Context matters here. Onyang was previously a testing facility. Samsung is converting it into a complete backend operational center that runs a wafer probe line alongside a packaging system in the same building. The current advanced packaging center at Cheonan has reached its space limits, and industry consensus reflected in the reporting says Cheonan is at saturation. Retrofitting legacy lines there is described as an inefficient and costly burden.
Read that last sentence like an SRE would. "Inefficient and costly burden" is the polite version of "we've tried to patch the old cluster and it's cheaper to stand up a new one." Production incidents I've seen in high-throughput platforms follow the exact same curve: once a facility, physical or logical, crosses its design envelope, incremental fixes get expensive faster than they get effective. Cheonan, by this account, is past that knee in the curve.
The other number worth holding onto is implicit. HBM packaging is the bottleneck determining AI semiconductor delivery schedules across the industry. When Samsung commits four football pitches of floor area to backend, it's telling you where the constraint actually lives. Front-end wafer capacity is not the pinch point right now. Stacking, thermal handling, and test-to-pack integration are. My take: the square footage is the least interesting thing in this announcement. The layout is the story.
What's Actually New
The genuinely new piece is the "single Space" approach. Samsung is co-locating wafer probe testing and final product packaging in one facility, with a feedback loop where test results directly determine packaging adjustments. That is a structural change to how backend runs, not a capacity story.
In conventional backend flows, probe and package live in separate buildings, often separate campuses, with logistics and batch handoffs between them. That's fine for commodity DRAM. It falls apart for HBM, where yields are brutally sensitive to thermal performance and structural precision during stacking. Every extra hop between test data and packaging decisions is latency, and latency in a feedback loop kills yield.
Teams I've worked with on latency-sensitive systems treat this as axiomatic: the closer your telemetry sits to the thing it controls, the faster you converge on a stable operating point. Samsung is applying the same logic to atoms. Probe data from the wafer line flows directly into packaging parameter changes in the same building. That shortens the learning cycle on a new HBM stack from weeks to, plausibly, days.

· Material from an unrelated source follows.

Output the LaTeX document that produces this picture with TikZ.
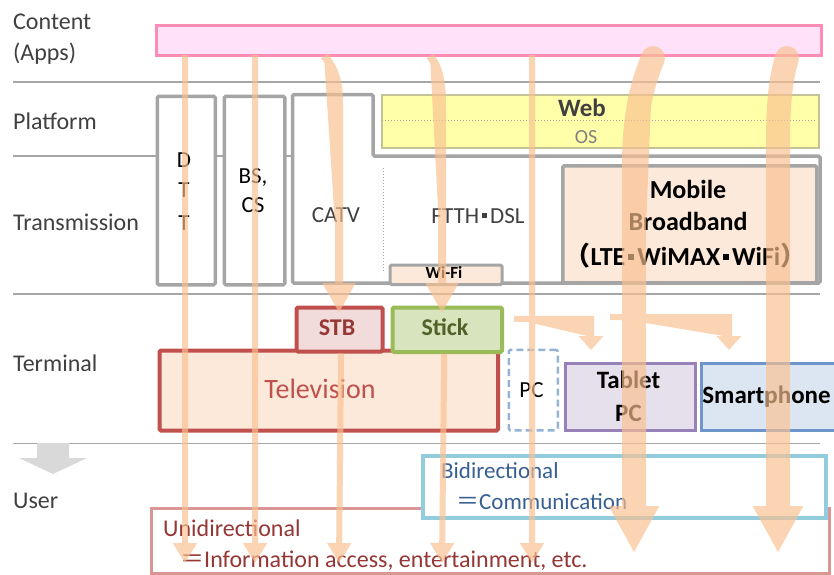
\documentclass[tikz,border=0pt]{standalone}
\usepackage{fontspec}
\setmainfont{Carlito}
\newfontfamily\cjk{Noto Sans CJK JP}
\usetikzlibrary{arrows.meta}
\definecolor{labelgray}{RGB}{64,64,64}
\definecolor{sepgray}{RGB}{166,166,166}
\definecolor{boxgray}{RGB}{165,165,165}
\definecolor{pinkfill}{RGB}{255,225,250}
\definecolor{pinkdraw}{RGB}{255,140,180}
\definecolor{webyellow}{RGB}{255,255,170}
\definecolor{webdraw}{RGB}{195,195,150}
\definecolor{osgray}{RGB}{128,128,128}
\definecolor{peach}{RGB}{253,233,217}
\definecolor{stbfill}{RGB}{242,220,219}
\definecolor{tvred}{RGB}{192,80,77}
\definecolor{darkred}{RGB}{149,55,53}
\definecolor{stickfill}{RGB}{215,228,189}
\definecolor{stickgreen}{RGB}{155,187,89}
\definecolor{darkgreen}{RGB}{79,98,40}
\definecolor{pcblue}{RGB}{149,179,215}
\definecolor{tabletfill}{RGB}{229,224,236}
\definecolor{tabletdraw}{RGB}{150,130,185}
\definecolor{smartfill}{RGB}{220,230,242}
\definecolor{smartdraw}{RGB}{110,150,205}
\definecolor{bidirdraw}{RGB}{147,205,221}
\definecolor{bidirtext}{RGB}{55,96,146}
\definecolor{unidirdraw}{RGB}{218,150,148}
\definecolor{arrowc}{RGB}{250,192,144}
\definecolor{blockgray}{RGB}{217,217,217}
\newcommand{\sqdot}[2]{\kern3pt\raisebox{#1}{\rule{#2}{#2}}\kern3pt}
\begin{document}
\begin{tikzpicture}[x=1pt,y=-1pt,
  lbl/.style={font=\fontsize{24}{28}\selectfont, text=labelgray, anchor=base west, inner sep=0},
  txt/.style={font=\fontsize{23}{27}\selectfont, inner sep=0, anchor=base},
  btxt/.style={font=\fontsize{24}{28}\selectfont\bfseries, inner sep=0, anchor=base},
  sepline/.style={draw=sepgray, line width=1.3pt},
  boxbase/.style={inner sep=0, anchor=north west},
  graybox/.style={boxbase, draw=boxgray, line width=3.5pt, fill=white, rounded corners=1.5pt},
  thinarr/.style={draw=arrowc, fill=arrowc, line width=6pt, -{Triangle[width=23pt,length=20pt]}},
  midarr/.style={draw=arrowc, fill=arrowc, line width=8pt, -{Triangle[width=31pt,length=30pt]}},
  elbarr/.style={draw=arrowc, fill=arrowc, line width=6pt, -{Triangle[width=24pt,length=14pt]}},
  thickarr/.style={draw=arrowc, fill=arrowc, line width=24pt, line cap=round, -{Triangle[width=47pt,length=47pt]}}
]
\clip (0,0) rectangle (834,574);
\fill[white] (0,0) rectangle (834,574);

% separators
\draw[sepline] (13,82) -- (820,82);
\draw[sepline] (13,156) -- (820,156);
\draw[sepline] (13,294) -- (820,294);
\draw[sepline] (13,443.5) -- (820,443.5);

% layer labels
\node[lbl] (lcontent) at (13,29) {Content};
\node[lbl] (lapps) at (13,60) {(Apps)};
\node[lbl] (lplatform) at (13,129) {Platform};
\node[lbl] (ltrans) at (13,230) {Transmission};
\node[lbl] (lterm) at (13,371) {Terminal};
\node[lbl] (luser) at (13,508) {User};

% content bar
\node[boxbase, draw=pinkdraw, fill=pinkfill, line width=3pt, minimum width=665pt, minimum height=30pt] (content) at (155,24) {};

% transmission boxes
\node[graybox, minimum width=58pt, minimum height=188.5pt] (dtt) at (155.5,94.5) {};
\node[graybox, minimum width=60.5pt, minimum height=188.5pt] (bs) at (222.5,94.5) {};
\draw[boxgray, line width=3.5pt, fill=white, rounded corners=1.5pt] (292.5,94.5) -- (373,94.5) -- (373,156) -- (820,156) -- (820,283) -- (292.5,283) -- cycle;
\draw[sepgray, dotted, line width=1pt] (383,168) -- (383,273);
\node[boxbase, draw=webdraw, fill=webyellow, line width=2pt, minimum width=437pt, minimum height=53pt] (web) at (381,93.5) {};
\draw[sepgray, dotted, line width=1pt] (382,120) -- (817,120);
\node[graybox, fill=peach, minimum width=254pt, minimum height=117pt] (mobile) at (561,164) {};
\node[graybox, fill=peach, line width=3pt, minimum width=112pt, minimum height=19.5pt] (wifi) at (388.5,263.5) {};

% texts in transmission/platform
\node[txt] (tdtt) at (184,167) {D};
\node[txt] (tdtt2) at (184,197) {T};
\node[txt] (tdtt3) at (184,230) {T};
\node[txt] (tbs) at (253,183) {BS,};
\node[txt] (tcs) at (253,212) {CS};
\node[txt, text=labelgray] (tcatv) at (336,222) {CATV};
\node[txt, text=labelgray] (tftth) at (478,223) {FTTH\sqdot{5pt}{5pt}DSL};
\node[btxt, font=\fontsize{25}{28}\selectfont\bfseries, text=labelgray] (tweb) at (582,116) {Web};
\node[txt, font=\fontsize{20}{24}\selectfont, text=osgray] (tos) at (586,143) {OS};
\node[btxt, font=\fontsize{26}{30}\selectfont\bfseries] (tmob1) at (688,198) {Mobile};
\node[btxt, font=\fontsize{26}{30}\selectfont\bfseries] (tmob2) at (688,230) {Broadband};
\node[btxt, font=\fontsize{26}{30}\selectfont\bfseries] (tmob3) at (685.5,265) {{\cjk（}LTE\sqdot{5pt}{6pt}WiMAX\sqdot{5pt}{6pt}WiFi{\cjk）}};
\node[btxt, font=\fontsize{17}{20}\selectfont\bfseries] (twifi) at (444,278) {Wi-Fi};

% terminal boxes
\node[boxbase, draw=tvred, fill=peach, line width=4pt, rounded corners=1.5pt, minimum width=338.5pt, minimum height=80pt] (tv) at (157.5,348.5) {};
\node[boxbase, draw=tvred, fill=stbfill, line width=4pt, rounded corners=1.5pt, minimum width=86pt, minimum height=44pt] (stb) at (294.5,305.5) {};
\node[boxbase, draw=stickgreen, fill=stickfill, line width=4pt, rounded corners=1.5pt, minimum width=109.5pt, minimum height=44.5pt] (stick) at (390.5,305.5) {};
\node[boxbase, draw=pcblue, dashed, dash pattern=on 7pt off 4pt, line width=2.5pt, rounded corners=1.5pt, minimum width=49pt, minimum height=80.5pt] (pc) at (507.5,348.5) {};
\node[boxbase, draw=tabletdraw, fill=tabletfill, line width=3pt, minimum width=130.5pt, minimum height=67.5pt] (tablet) at (563.5,361.5) {};
\node[boxbase, draw=smartdraw, fill=smartfill, line width=3pt, minimum width=150pt, minimum height=67.5pt] (smart) at (699.5,361.5) {};

\node[txt, font=\fontsize{28}{32}\selectfont, text=tvred] (ttv) at (320,398) {Television};
\node[btxt, text=darkred] (tstb) at (337,335) {STB};
\node[btxt, text=darkgreen] (tstick) at (445,335) {Stick};
\node[txt] (tpc) at (531.5,397) {PC};
\node[btxt, font=\fontsize{25}{28}\selectfont\bfseries] (ttab1) at (628.5,388) {Tablet};
\node[btxt, font=\fontsize{25}{28}\selectfont\bfseries] (ttab2) at (628.5,421) {PC};
\node[btxt, font=\fontsize{25}{28}\selectfont\bfseries] (tsmart) at (766.5,403) {Smartphone};

% user row
\fill[blockgray] (37,443) -- (69,443) -- (69,458) -- (87,458) -- (53,474) -- (19,458) -- (37,458) -- cycle;
\node[boxbase, draw=unidirdraw, fill=white, line width=3pt, minimum width=678.5pt, minimum height=65pt] (unidir) at (149.5,507) {};
\node[boxbase, draw=bidirdraw, fill=white, line width=4pt, minimum width=402.5pt, minimum height=62.5pt] (bidir) at (421,453.5) {};
\node[txt, anchor=base west, text=bidirtext] (tbidir1) at (441,478) {Bidirectional};
\node[txt, anchor=base west, text=bidirtext] (tbidir2) at (456,509) {{\cjk ＝}Communication};
\node[txt, anchor=base west, text=darkred, font=\fontsize{24}{28}\selectfont] (tuni1) at (163,536) {Unidirectional};
\node[txt, anchor=base west, text=darkred, font=\fontsize{24}{28}\selectfont] (tuni2) at (180,567) {{\cjk ＝}Information access, entertainment, etc.};

% arrow coordinates
\coordinate (s1) at (185,55);  \coordinate (e1) at (185,563);
\coordinate (s2) at (255,55);  \coordinate (e2) at (255,563);
\coordinate (s3) at (324,56);  \coordinate (m3) at (339,313);
\coordinate (e3) at (339,563);
\coordinate (s4) at (430,56);  \coordinate (m4) at (442,313);
\coordinate (e4) at (442,563);
\coordinate (s5) at (532,55);  \coordinate (e5) at (532,563);
\coordinate (s6) at (653,58);  \coordinate (e6) at (634,553);
\coordinate (s7) at (787,58);  \coordinate (e7) at (778,553);
\coordinate (k1) at (591,350);
\coordinate (k2) at (729,350);
\coordinate (k2s) at (610,317);

\begin{scope}[transparency group, opacity=0.67]
\draw[thinarr] (s1) -- (e1);
\draw[thinarr] (s2) -- (e2);
\draw[midarr] (s3) .. controls (335,68) and (339,82) .. (339,105) -- (m3);
\draw[thinarr] ([xshift=1.5pt]stb.south) -- (e3);
\draw[midarr] (s4) .. controls (438,66) and (442,80) .. (442,105) -- (m4);
\draw[thinarr] ([xshift=-3pt]stick.south) -- (e4);
\draw[thinarr] (s5) -- (e5);
\draw[elbarr] ([xshift=10pt,yshift=11pt]stick.east) -| (k1);
\draw[elbarr] (k2s) -| (k2);
\draw[thickarr] (s6) .. controls (644,80) and (634,110) .. (634,165) -- (e6);
\draw[thickarr] (s7) .. controls (782,75) and (778,95) .. (778,145) -- (e7);
\end{scope}
\end{tikzpicture}
\end{document}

The second new element is architectural intent. The facility is designed to avoid existing machinery updates that would cause delays. Translation: Samsung isn't trying to make Onyang compatible with Cheonan's tooling generation. It's a clean-sheet backend, which means the equipment mix can target current HBM stack geometries without carrying forward compromises. That's a significant tell about how quickly HBM architectures are moving.
Third, and easy to miss: Onyang is positioned as the central hub for decentralized backend operations. Samsung is not consolidating. It's building a hub-and-spoke backend topology with Onyang as the anchor node. That's a different operational posture than "one big packaging plant."
What's Priced In for Engineering Teams
For anyone building on top of AI infrastructure, some of this is old news. HBM supply has been the gating factor on GPU availability for two years running. Every platform lead buying inference capacity already assumes packaging, not silicon, is the real constraint. The scale of Samsung's response is not a surprise.
What isn't priced in is the integration pattern. The single Space model, if it works, compresses the development cycle for new HBM generations. For downstream consumers, that means shorter gaps between HBM3E, HBM4, and whatever follows. Capacity planners budgeting GPU fleets on 18 to 24 month memory generation cycles may need to tighten that window.
Also underpriced: the yield implication. The facility is explicitly designed to impact production yield rates through the tight test-to-pack loop. In HBM, a few points of yield is the difference between a product line that prints money and one that strangles the fab. Fintech and iGaming teams don't care about yield curves directly, but they care about GPU spot prices, and those track HBM yield more closely than most procurement models admit.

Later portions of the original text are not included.